Fertility Advisors is Reminding Canadians That They Can Make a Difference in AHRA Amendments
With Health Canada Round Table discussions starting next week, Fertility Advisors urges Canadians to make their voice be heard.
TORONTO, November 16, 2018 (Newswire.com) - In 2017, Fertility Advisors began lobbying the Canadian government to decriminalize the payment of surrogacy and gamete donation with Liberal MP Anthony Housefather. They were also joined by numerous fertility lawyers, physicians, agencies, surrogates, egg donors, and parents through surrogacy, as well as other members of parliament in support of amending the Assisted Human Reproduction Act (AHRA).
Surrogacy and gamete donation in Canada is legal, but providing compensation beyond expenses is prohibited. Intended parents can face up to 10 years in prison and $500,000 in fines. The regulations under the AHRA are often confusing and contradictory, which has caused many hopeful Canadian parents to seek surrogacy and gamete donation services in other jurisdictions such as the United States.
“To me, being able to help someone achieve their dream of becoming a parent is a great honour and it is also an immeasurably empowering experience for me,” an emotional Jennifer Worsdale told a room full of reporters. Worsdale is a surrogate of five children and experienced egg donor, as well as a married mother of three children.
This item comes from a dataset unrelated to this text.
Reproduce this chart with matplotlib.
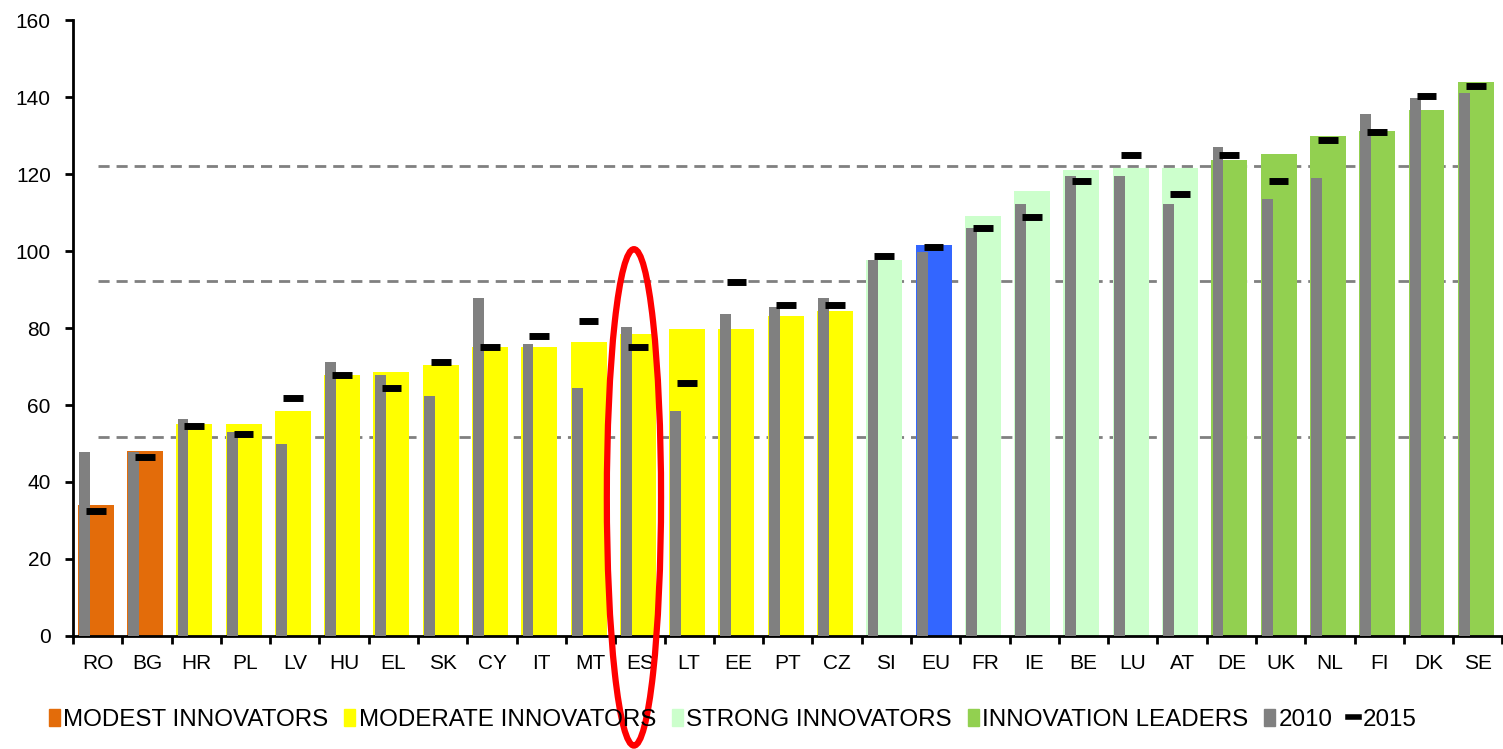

Health Canada published consultations on proposed assisted human reproduction regulations on October 27, 2018, and has asked for feedback from stakeholders and interested parties. Fertility Advisors is grateful that they finally seem to be taking into account what Canadians utilizing the services of assisted human reproduction need.
It's important for those involved in assisted reproduction in Canada to make sure their voices are heard; these draft regulations are not enough for surrogates, gamete donors or intended parents. The draft regulations do not include any coverage for surrogates groceries, even though Health Canada encourages a specific diet during pregnancy. They also do not account for lost wages for egg donors, who will need to miss at minimum 2 hours of work per day for two weeks during the monitoring and medical process. The regulations as drafted will not only deeply affect those seeking assisted reproduction but may also disrespect the women and men involved in the process as surrogates and donors.
Canadians are encouraged to review the proposed regulations and to provide comments to Health Canada by January 10, 2019. More information on the multiple ways to participate in this consultation can be found on Health Canada's website.